Geoffrey’s Five Star Moments
New York Marathon champion Geoffrey Kamworor hopes to mount a successful defence of his title in the “Big Apple” on Sunday. Here the 25-year-old Kenyan superstar athlete hits the rewind button on his medal-laden career to select five highlights.
1 – The 2011 IAAF World Cross Country Championships – Punta Umbria
I have fond memories of winning the junior (U20) race. It was my first global title and it gave me a lot of confidence for the future. I had joined Global (Sports Communication) only a few months earlier and I’d been training hard.
I had finished fourth at the Kenyan Trials to qualify in the World Cross team. It is always so tough to qualify for the Kenyan team, so I knew I was amongst the best (in the world). If I trained hard and maintained my focus, I said to myself ‘I will finish number one’.
As a youngster, I’d admired so many athletes who had put on the Kenyan vest, so it was great morale boost to be able to do the same for the first time.
I recall controlling the race from the front early on and from that point on I never thought anyone could beat me. Crossing the line first (where he won the race by a victory margin of six seconds from Uganda’s Thomas Ayeko) gave me a lot of motivation to improve my training and preparation. At that time, It was the best moment of my career but I knew there was a lot more to come. It was a nice feeling to be a world champion.
2 – The 2014 World Half Marathon Championships – Copenhagen
The previous month I’d finished sixth in the Tokyo Marathon in a time of 2:07:37 – which was not the performance I was looking for. So after Tokyo my coach (Patrick Sang) and I made the decision to target the World Half. The preparation, combining some easy training with longer runs and speedwork, went well. I was confident of performing in Copenhagen because in 2013 I had posted the fastest half-marathon time in the world of 58:54 (in Ras Al Khaimah).
I remember going up against a quality field in Copenhagen containing the defending champion and world record holder Zersenay Tadese (of Eritrea) but that did not worry me because I knew I’d prepared well. At 15km I broke away from the field and no-one was able to chase me down. To win (in a time of 59:08 by a margin of 13 seconds) was a great feeling. I had previously won a junior title but to claim my first senior crown proved that I had arrived among the top athletes.
3 – The 2015 World Cross Country Championships – Guiyang
I’d finished second at the Kenyan Cross Country Trials but enjoyed a positive period of training in the countdown to the World Cross Country Championships, and I was confident of a good showing.

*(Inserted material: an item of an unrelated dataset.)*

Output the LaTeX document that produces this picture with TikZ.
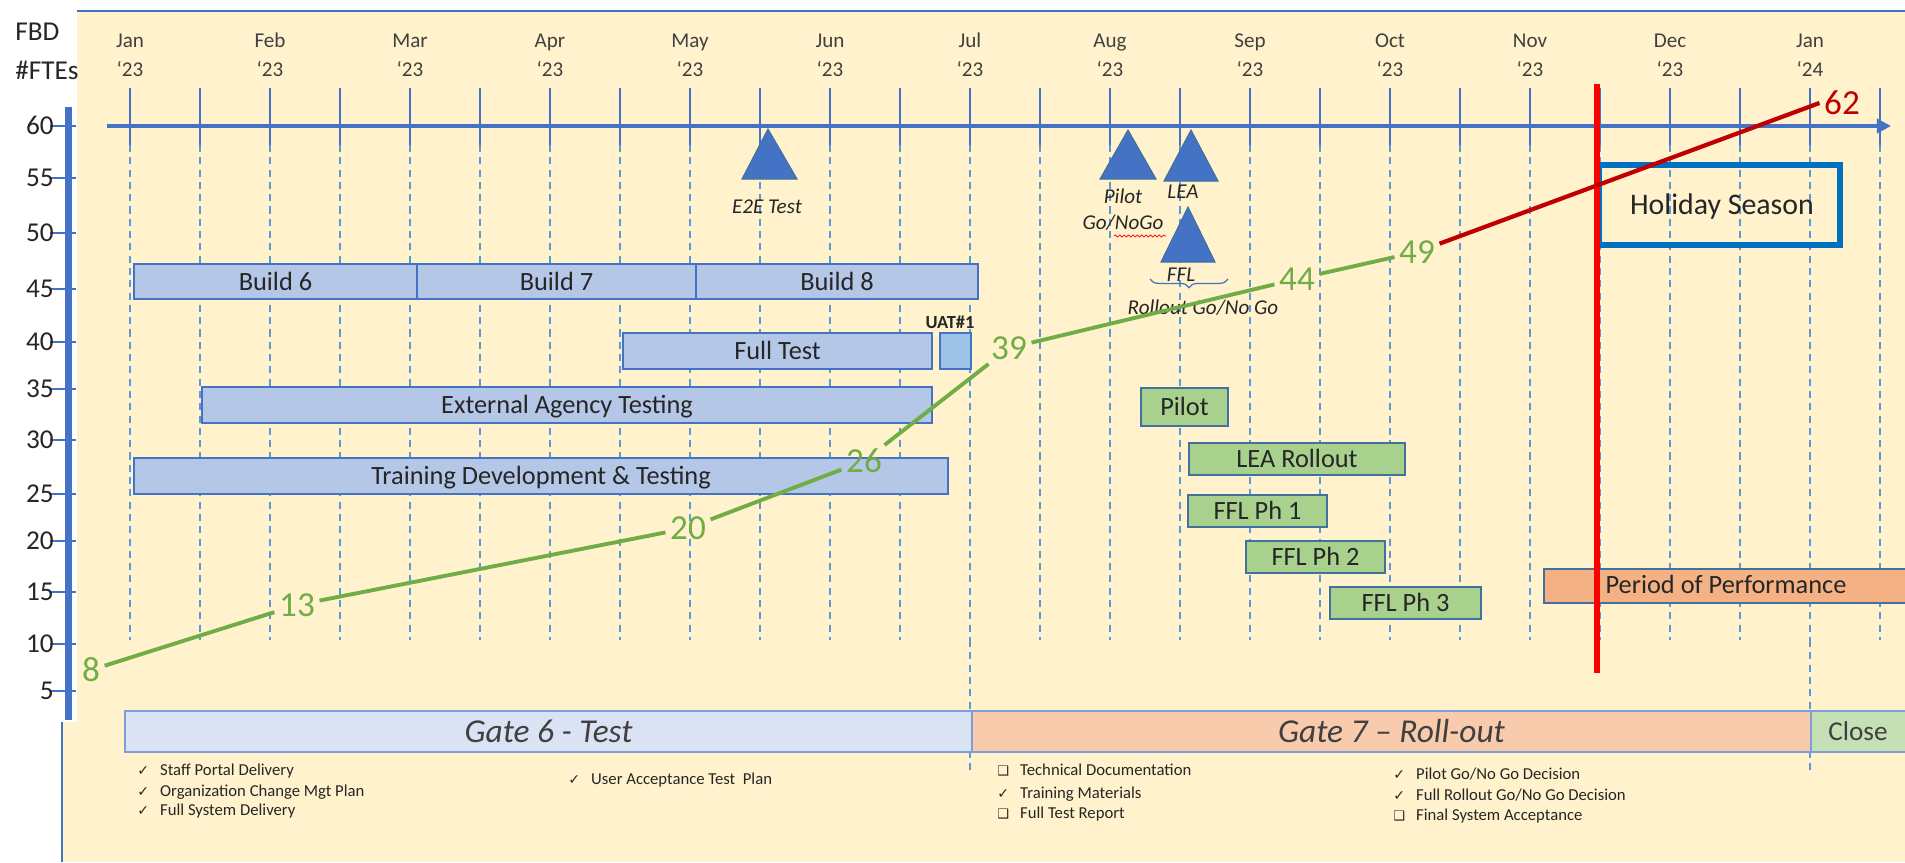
\documentclass[tikz,border=0pt]{standalone}
\usepackage{fontspec}
\setmainfont{Carlito}
\newfontfamily\symfont{DejaVu Sans}
\usetikzlibrary{arrows.meta,decorations.pathreplacing,decorations.pathmorphing}
\definecolor{cream}{HTML}{FFF2CC}
\definecolor{officeblue}{HTML}{4472C4}
\definecolor{gridblue}{HTML}{5B9BD5}
\definecolor{barblue}{HTML}{B4C7E7}
\definecolor{uatblue}{HTML}{9DC3E6}
\definecolor{bargreen}{HTML}{A9D18E}
\definecolor{barorange}{HTML}{F4B183}
\definecolor{gateblue}{HTML}{DAE3F3}
\definecolor{gateorange}{HTML}{F8CBAD}
\definecolor{gategreen}{HTML}{C5E0B4}
\definecolor{gateedge}{HTML}{7F9ED6}
\definecolor{ftegreen}{HTML}{70AD47}
\definecolor{ftered}{HTML}{C00000}
\definecolor{holidayblue}{HTML}{0070C0}
\definecolor{darktext}{HTML}{262626}
\definecolor{greytext}{HTML}{404040}
\definecolor{edgeblue}{HTML}{41719C}
\newcommand{\chkmark}{\makebox[13pt][l]{\symfont\fontsize{8}{8}\selectfont ✓}}
\newcommand{\chkbox}{\makebox[13pt][l]{\symfont\fontsize{7.5}{8}\selectfont ❑}}

\begin{document}
\begin{tikzpicture}[x={(0.02cm,0)}, y={(0,-0.02cm)},
    bartask/.style={fill=barblue, draw=officeblue, line width=0.9pt},
    bargo/.style={fill=bargreen, draw=edgeblue, line width=0.9pt},
    bartext/.style={font=\fontsize{15}{18}\selectfont, text=darktext, text height=9.7pt, text depth=0pt, inner sep=0pt},
    ftenum/.style={font=\fontsize{20}{24}\selectfont, text=ftegreen, text height=12.8pt, text depth=0pt, inner sep=2.5pt},
    fteline/.style={line width=2.2pt, ftegreen},
    milestone/.style={fill=officeblue, draw=edgeblue, line width=0.6pt},
    mslabel/.style={font=\itshape\fontsize{12}{15}\selectfont, text=darktext, text height=7.7pt, text depth=0pt, inner sep=0pt},
    gatebar/.style={draw=gateedge, line width=0.9pt},
    gatetext/.style={font=\itshape\fontsize{19}{22}\selectfont, text=greytext, text height=12.2pt, text depth=0pt, inner sep=0pt},
    checkitem/.style={anchor=base west, font=\fontsize{9.5}{11}\selectfont, text=darktext, inner sep=0pt},
    month/.style={font=\fontsize{12}{16.4}\selectfont, text=greytext, align=center, inner sep=0pt},
    axisnum/.style={font=\fontsize{15.5}{18}\selectfont, text=darktext, text height=9.8pt, text depth=0pt, inner sep=0pt, anchor=east},
    gridline/.style={gridblue, line width=0.8pt, dash pattern=on 4pt off 3pt},
    monthtick/.style={officeblue, line width=0.8pt}]

\useasboundingbox (0,0) rectangle (1905,862);
\fill[white] (0,0) rectangle (1905,862);

% cream chart area and white FTE axis box
\fill[cream] (62,11) rectangle (1905,862);
\draw[officeblue, line width=0.6pt] (77,11) -- (1905,11);
\draw[officeblue, line width=0.6pt] (62,722) -- (62,862);
\fill[white] (0,0) rectangle (77,722);

\begin{scope}
\clip (0,0) rectangle (77,722);
\node[anchor=west, inner sep=0pt, font=\fontsize{15.5}{18}\selectfont, text=darktext] (fbd) at (15,32) {FBD};
\node[anchor=west, inner sep=0pt, font=\fontsize{15.5}{18}\selectfont, text=darktext] (ftes) at (15,70) {\#FTEs};
\end{scope}

% FTE axis
\draw[officeblue, line width=4pt] (68.5,107) -- (68.5,720);
\foreach \v/\yy in {60/126, 55/178, 50/233, 45/289, 40/342, 35/389, 30/440, 25/494, 20/541, 15/592, 10/644, 5/691} {
    \draw[officeblue, line width=0.9pt] (50,\yy) -- (76,\yy);
    \node[axisnum] (ax\v) at (54,\yy) {\v};
}

% month grid
\foreach \i in {0,...,25} {
    \draw[gridline] ({130+70*\i},145) -- ({130+70*\i},640);
    \draw[monthtick] ({130+70*\i},88) -- ({130+70*\i},145);
}
\foreach \i in {12,24}
    \draw[gridline] ({130+70*\i},640) -- ({130+70*\i},770);

\draw[officeblue, line width=2.6pt, -{Triangle[length=8pt,width=8pt]}] (107,126) -- (1891,126);

\foreach \mon/\yr [count=\i from 0] in {Jan/23, Feb/23, Mar/23, Apr/23, May/23, Jun/23, Jul/23, Aug/23, Sep/23, Oct/23, Nov/23, Dec/23, Jan/24}
    \node[month] (mon\i) at ({130+140*\i},55) {\mon\\‘\yr};

% test tasks
\draw[bartask] (134,264) rectangle (417,299) node[midway, bartext] (build6) {Build 6};
\draw[bartask] (417,264) rectangle (696,299) node[midway, bartext] (build7) {Build 7};
\draw[bartask] (696,264) rectangle (978,299) node[midway, bartext] (build8) {Build 8};
\draw[bartask] (623,333) rectangle (932,369) node[midway, bartext] (fulltest) {Full Test};
\draw[bartask, fill=uatblue] (940,333) rectangle (971,369);
\node[font=\bfseries\fontsize{10.5}{12}\selectfont, text=darktext, inner sep=0pt] (uat) at (950,322) {UAT\#1};
\draw[bartask] (202,387) rectangle (932,423) node[midway, bartext] (extagency) {External Agency Testing};
\draw[bartask] (134,458) rectangle (948,494) node[midway, bartext] (training) {Training Development \& Testing};

% rollout tasks
\draw[bargo] (1141,388) rectangle (1228,426) node[midway, bartext] (pilot) {Pilot};
\draw[bargo] (1189,443) rectangle (1405,475) node[midway, bartext] (learoll) {LEA Rollout};
\draw[bargo] (1188,495) rectangle (1327,527) node[midway, bartext] (fflone) {FFL Ph 1};
\draw[bargo] (1246,541) rectangle (1385,573) node[midway, bartext] (ffltwo) {FFL Ph 2};
\draw[bargo] (1330,587) rectangle (1481,619) node[midway, bartext] (fflthree) {FFL Ph 3};
\draw[bargo, fill=barorange] (1544,569) rectangle (1910,603);
\node[bartext] (perf) at (1726,585) {Period of Performance};

% milestones
\filldraw[milestone] (768,129) -- (742,179) -- (797,179) -- cycle;
\node[mslabel] (e2e) at (767,207) {E2E Test};
\filldraw[milestone] (1128,130) -- (1100,179) -- (1156,179) -- cycle;
\node[mslabel] (pilotms) at (1123,197) {Pilot};
\node[mslabel] (gonogo) at (1123,223) {Go/NoGo};
\draw[red, line width=0.4pt, decorate, decoration={snake, amplitude=0.6pt, segment length=2.5pt}] (1114,236) -- (1166,236);
\filldraw[milestone] (1191,130) -- (1164,181) -- (1218,181) -- cycle;
\node[mslabel] (leams) at (1183,192) {LEA};
\filldraw[milestone] (1188,207) -- (1161,262) -- (1215,262) -- cycle;
\node[mslabel] (fflms) at (1181,275) {FFL};
\draw[officeblue, line width=0.7pt, decorate, decoration={brace, mirror, amplitude=5pt}] (1150,279) -- (1228,279);
\node[mslabel] (rollgo) at (1203,308) {Rollout Go/No Go};

% holiday season
\draw[holidayblue, line width=3.4pt] (1599,165) rectangle (1840,245);
\node[bartext, font=\fontsize{17}{20}\selectfont, text height=11pt] (holiday) at (1722,205) {Holiday Season};
\draw[red, line width=3.4pt] (1597,84) -- (1597,673);

% FTE curve
\node[ftenum] (fte8) at (91,670) {8};
\node[ftenum] (fte13) at (297,605) {13};
\node[ftenum] (fte20) at (688,528) {20};
\node[ftenum] (fte26) at (864,461) {26};
\node[ftenum] (fte39) at (1009,348) {39};
\node[ftenum] (fte44) at (1297,279) {44};
\node[ftenum] (fte49) at (1417,252) {49};
\node[ftenum, text=ftered] (fte62) at (1842,103) {62};
\draw[fteline] (fte8) -- (fte13) -- (fte20) -- (fte26) -- (fte39) -- (fte44) -- (fte49);
\draw[fteline, ftered, line width=2.4pt] (fte49) -- (fte62.west);

% gates
\draw[gatebar, fill=gateblue] (125,711) rectangle (972,752) node[midway, gatetext] (gatesix) {Gate 6 - Test};
\draw[gatebar, fill=gateorange] (972,711) rectangle (1811,752) node[midway, gatetext] (gateseven) {Gate 7 – Roll-out};
\draw[gatebar, fill=gategreen] (1811,711) rectangle (1910,752);
\node[gatetext, font=\fontsize{15.5}{18}\selectfont, text height=10pt] (close) at (1858,732) {Close};

% deliverables
\node[checkitem] (g6a) at (137,775) {\chkmark Staff Portal Delivery};
\node[checkitem] (g6b) at (137,796) {\chkmark Organization Change Mgt Plan};
\node[checkitem] (g6c) at (137,815) {\chkmark Full System Delivery};
\node[checkitem] (g6d) at (568,784) {\chkmark User Acceptance Test\ \ Plan};
\node[checkitem] (g7a) at (997,775) {\chkbox Technical Documentation};
\node[checkitem] (g7b) at (997,798) {\chkmark Training Materials};
\node[checkitem] (g7c) at (997,818) {\chkbox Full Test Report};
\node[checkitem] (g7d) at (1393,779) {\chkmark Pilot Go/No Go Decision};
\node[checkitem] (g7e) at (1393,800) {\chkmark Full Rollout Go/No Go Decision};
\node[checkitem] (g7f) at (1393,820) {\chkbox Final System Acceptance};

\end{tikzpicture}
\end{document}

As I recall, the course was a classic cross country mix of jumps, uphill and downhill sections. We (Kenyans) also ran as a team determined to set a fast pace. It was nice to run too with a good friend in Bedan Karoki, who went on to win the silver medal. It was only towards the end that the race became ‘every man for himself’.
I managed to pull ahead and claim gold. It was important for my career to add a second senior global title to my name.
4 – The 2016 World Half Marathon Championships – Cardiff
In 2015 I won a 10,000m silver behind Mo Farah at the World Championships in Beijing and although it was nice to win a medal, I always want to win gold. I then switched my focus to the World Half Marathon Championships in Cardiff, which was at that point the most significant race of my career.
I went there as defending champion determined to retain my title but the weather conditions were horrible. It was both wet and windy and I slipped and fell heavily on my knee at the start of the race. I lost a lot of ground on the leaders and I knew from that moment on I was in a real fight to secure the gold.
The knee was initially painful, but once I got back to my feet and re-started running, thankfully, the pain subsided. I knew from that point I would be okay, I just had to focus on the race. At around 3km I caught up with the leaders and my confidence started to build again.
The conditions were tough and at one point in the race I felt hailstones, which is something I’d never experienced before. To go on and win the race in a slick time of 59:10 (and an extraordinary winning margin of 26 seconds) with all the adversity I’d faced, was so satisfying.
5 – The 2017 World Cross Country Championships – Kampala
I went there as defending champion but knew it would be a tough competition, particularly because of the strong home challenge led by my NN Running Team colleague and friend Joshua Cheptegei. As I recall the humidity and temperature was high.
The start of the race went smoothly only for Joshua to break away. He was running at a really quick tempo and I could not go with him, so I settled into my own race. I never lost hope that I could win. As a champion you have to think this way.
It was unfortunate for Joshua that in the latter stages he struggled badly, and when I went past him I hit the front. He has spent some time in Kaptagat training with him. He is like a brother to me, so I really felt for him. I remember the crowd went silent when I took the lead.
It was significant win for me because it was another world title, another gold medal and another successful defence of a global crown.